GOP Senate candidate Matt Bevin has offered a number of excuses, since news broke that he attended a rally organized to promote the legalization of cockfighting in Kentucky. He said he’s “never been to a cockfight, don’t condone cockfighting,” but stopped short of saying unequivocally that he opposes animal fighting or that he supports the enforcement of anti-cockfighting laws. Bevin also said he “doesn’t believe this is a federal issue, and the state government can handle it.” But the cockfighters at the event were advocating for the repeal of the state’s anti-cockfighting statute. The point of the rally was to overturn Kentucky’s weak law against cockfighting, so how does Bevin’s invoking states’ rights clarify his participation at the event?

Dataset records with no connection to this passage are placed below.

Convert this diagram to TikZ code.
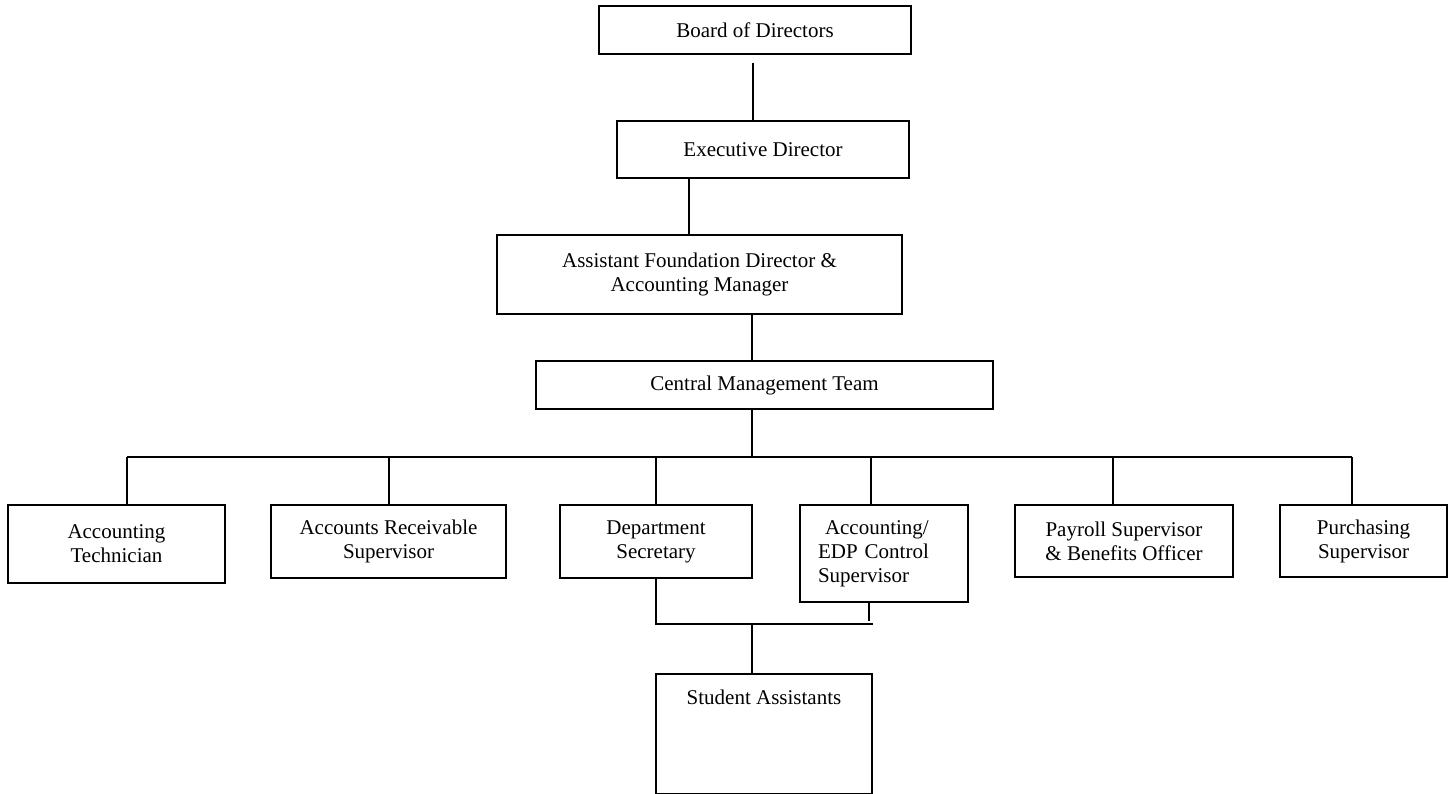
\documentclass[tikz,border=0pt]{standalone}
\usepackage{fontspec}
\setmainfont{Liberation Serif}
\begin{document}
\begin{tikzpicture}[x=1pt,y=-1pt,
  box/.style={draw, line width=1.8pt, inner sep=0pt, align=center,
    font=\fontsize{21}{24}\selectfont},
  conn/.style={line width=1.8pt}]
\useasboundingbox (0,0) rectangle (1455,794);

\node[box, minimum width=312, minimum height=48] (board) at (755,30) {Board of Directors};
\node[box, minimum width=292, minimum height=57] (exec) at (763,149.5) {Executive Director};
\node[box, minimum width=405, minimum height=79] (asst) at (699.5,274.5) {Assistant Foundation Director \&\\Accounting Manager};
\node[box, minimum width=457, minimum height=48] (central) at (764.5,385) {Central Management Team};

\node[box, minimum width=217, minimum height=78] (at) at (116.5,544) {Accounting\\Technician};
\node[box, minimum width=235, minimum height=73] (ar) at (388.5,541.5) {Accounts Receivable\\Supervisor};
\node[box, minimum width=192, minimum height=73] (ds) at (656,541.5) {Department\\Secretary};
\node[box, minimum width=168, minimum height=97, text width=132, align=left] (edp) at (884,553.5) {\ Accounting/\\EDP Control\\Supervisor};
\node[box, minimum width=218, minimum height=72] (pay) at (1124,541) {Payroll Supervisor\\\& Benefits Officer};
\node[box, minimum width=167, minimum height=72] (pur) at (1363.5,541) {Purchasing\\Supervisor};

\node[box, minimum width=216, text height=31, text depth=89] (sa) at (764,673) [anchor=north] {Student Assistants};

% top chain
\coordinate (b1) at (753,63);
\draw[conn] (b1) -- (b1 |- exec.north);
\coordinate (e1) at (689,200);
\draw[conn] (e1 |- exec.south) -- (e1 |- asst.north);
\coordinate (c1) at (752,457);
\draw[conn] (c1 |- asst.south) -- (c1 |- central.north);
\draw[conn] (c1 |- central.south) -- (c1);

% bus
\coordinate (busL) at (127,457);
\coordinate (busR) at (1352,457);
\draw[conn] (busL) -- (busR);
\foreach \x/\n in {127/at, 389/ar, 656/ds, 871/edp, 1113/pay, 1352/pur}{
  \coordinate (d\n) at (\x,457);
  \draw[conn] (d\n) -- (d\n |- \n.north);
}

% bottom
\coordinate (s1) at (656,624);
\coordinate (s2) at (873,624);
\coordinate (s3) at (869,621);
\coordinate (s4) at (752,624);
\draw[conn] (s1 |- ds.south) -- (s1) -- (s2);
\draw[conn] (s3 |- edp.south) -- (s3);
\draw[conn] (s4) -- (s4 |- sa.north);
\end{tikzpicture}
\end{document}
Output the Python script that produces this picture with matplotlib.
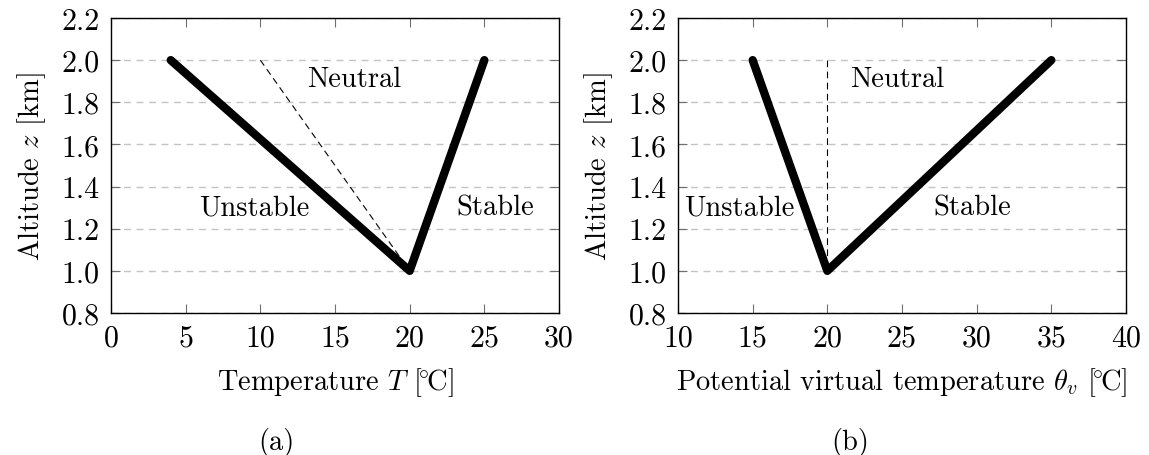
import matplotlib
matplotlib.use("Agg")
import matplotlib.pyplot as plt

plt.rcParams["font.family"] = ["cmr10", "DejaVu Serif"]
plt.rcParams["mathtext.fontset"] = "cm"
plt.rcParams["axes.formatter.use_mathtext"] = True
plt.rcParams["axes.unicode_minus"] = False

# Panel (a): temperature profiles
temp_x = [4, 20, 25]
temp_z = [2.0, 1.0, 2.0]
temp_neutral_x = [10, 20]
temp_neutral_z = [2.0, 1.0]

# Panel (b): potential virtual temperature profiles
theta_x = [15, 20, 35]
theta_z = [2.0, 1.0, 2.0]
theta_neutral_x = [20, 20]
theta_neutral_z = [2.0, 1.0]

# Region labels: (text, x, z)
labels_a = [("Neutral", 16.3, 1.91), ("Unstable", 9.6, 1.30), ("Stable", 25.7, 1.30)]
labels_b = [("Neutral", 24.7, 1.91), ("Unstable", 14.1, 1.30), ("Stable", 29.7, 1.30)]

z_ticks = [0.8, 1.0, 1.2, 1.4, 1.6, 1.8, 2.0, 2.2]
z_tick_labels = ["0.8", "1.0", "1.2", "1.4", "1.6", "1.8", "2.0", "2.2"]
xticks_a = [0, 5, 10, 15, 20, 25, 30]
xticks_b = [10, 15, 20, 25, 30, 35, 40]

TICK_FS = 21.5
LABEL_FS = 20.5

fig = plt.figure(figsize=(11.49, 4.56), dpi=100)
ax_a = fig.add_axes([111 / 1149, 1 - 314 / 456, 448 / 1149, 295 / 456])
ax_b = fig.add_axes([678 / 1149, 1 - 314 / 456, 448 / 1149, 295 / 456])


def style(ax, xticks, xlabel):
    ax.set_xlim(xticks[0], xticks[-1])
    ax.set_ylim(0.8, 2.2)
    ax.set_xticks(xticks)
    ax.set_xticklabels([str(t) for t in xticks])
    ax.set_yticks(z_ticks)
    ax.set_yticklabels(z_tick_labels)
    ax.tick_params(direction="in", length=6.5, width=0.8, color="#707070",
                   top=True, right=True, labelsize=TICK_FS)
    ax.tick_params(axis="y", pad=8)
    ax.tick_params(axis="x", pad=8)
    ax.grid(axis="y", color="#c4c4c4", linestyle=(0, (5, 4)), linewidth=1.0)
    ax.set_axisbelow(True)
    for sp in ax.spines.values():
        sp.set_linewidth(1.0)
        sp.set_color("black")
    ax.set_xlabel(xlabel, fontsize=LABEL_FS, labelpad=10)
    ax.set_ylabel(r"Altitude $z$ [km]", fontsize=LABEL_FS, labelpad=10)


ax_a.plot(temp_x, temp_z, color="black", linewidth=6, solid_capstyle="round",
          solid_joinstyle="round", zorder=3)
ax_a.plot(temp_neutral_x, temp_neutral_z, color="black", linewidth=0.8,
          linestyle=(0, (6, 4)), zorder=2)
for txt, x, z in labels_a:
    ax_a.text(x, z, txt, ha="center", va="center", fontsize=LABEL_FS)
style(ax_a, xticks_a, r"Temperature $T$ [$\!^{\circ}\!$C]")

ax_b.plot(theta_x, theta_z, color="black", linewidth=6, solid_capstyle="round",
          solid_joinstyle="round", zorder=3)
ax_b.plot(theta_neutral_x, theta_neutral_z, color="black", linewidth=0.8,
          linestyle=(0, (6, 4)), zorder=2)
for txt, x, z in labels_b:
    ax_b.text(x, z, txt, ha="center", va="center", fontsize=LABEL_FS)
style(ax_b, xticks_b, r"Potential virtual temperature $\theta_v$ [$\!^{\circ}\!$C]")

fig.text(276 / 1149, 1 - 443 / 456, "(a)", ha="center", va="center", fontsize=LABEL_FS)
fig.text(850 / 1149, 1 - 443 / 456, "(b)", ha="center", va="center", fontsize=LABEL_FS)

fig.savefig("out.png", dpi=100)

His latest claim is that animal fighting is an American tradition. “But it’s interesting when you look at cockfighting and dogfighting as well,” Bevin told Louisville’s WHAS News Radio. “This isn’t something new, it wasn’t invented in Kentucky, for example. I mean the Founding Fathers were all many of them very actively involved in this and always have been. These are things that are part of a tradition and a heritage that go back for hundreds of years and were very integral early on in this country. ”
Very integral? Hardly. While the cockfighters would have us believe there were fighting pits at Mount Vernon and Monticello, there is no historical evidence to support claims that the Founding Fathers were involved in animal fighting. There is evidence, however, that they actively sought to root out the cruelty, which they saw as frivolous and detracting from the seriousness of the Revolutionary War effort. The First Continental Congress passed legislation in 1774 to “discountenance and discourage every species of extravagance and dissipation, especially all horse-racing, and all kinds of games, cock fighting, exhibitions of shows, plays, and other expensive diversions and entertainments.”
Since that time, all 50 states have banned dogfighting and cockfighting, with dogfighting a felony in all 50 and cockfighting now a felony in 41. The members of the organized criminal network of cockfighters flock to the remaining states, like Kentucky, with anemic misdemeanor penalties, hoping that law enforcement will look the other way. They bring with them the associated activities of drugs, prostitution, and other crimes. It’s an underworld enterprise, and it’s still such a problem that the U.S. Congress has seen fit to upgrade the federal law against animal fighting four times since 2002, closing loopholes that cockfighters try to sneak through.
State legislatures around the country, too, are working to fortify their animal fighting statutes. Louisiana, the last state in the union to prohibit cockfighting, is now considering a bill to strengthen the law by upgrading the penalties and banning the possession of knives, gaffs, and other cockfighting weapons. It appears that Matt Bevin isn’t the only politician who is confused about cockfighting: Although the legislation passed the Senate Judiciary Committee and is headed to the Senate floor for a vote, Louisiana State Sen. Elbert Guillory, of Opelousas, said the bill interferes with “a legitimate sport known as chicken boxing.”
Whether some politicians invoke “chicken boxing,” “states’ rights,” or “American tradition,” these words amount to code for some form of decriminalization, so that cockfighters can still pursue their hobby without penalty. The fact is, there’s no moral or rational justification for strapping razor-sharp knives and icepick-like gaffs to the legs of birds, throwing them into a pit and forcing them to hack each other to pieces, just for the entertainment of spectators who gamble on the fights and are titillated by the violence and bloodletting. There’s a difference between “liberty” and “license” and the cockfighters don’t seem to understand it. Now, in Kentucky, there’s a politician who doesn’t either.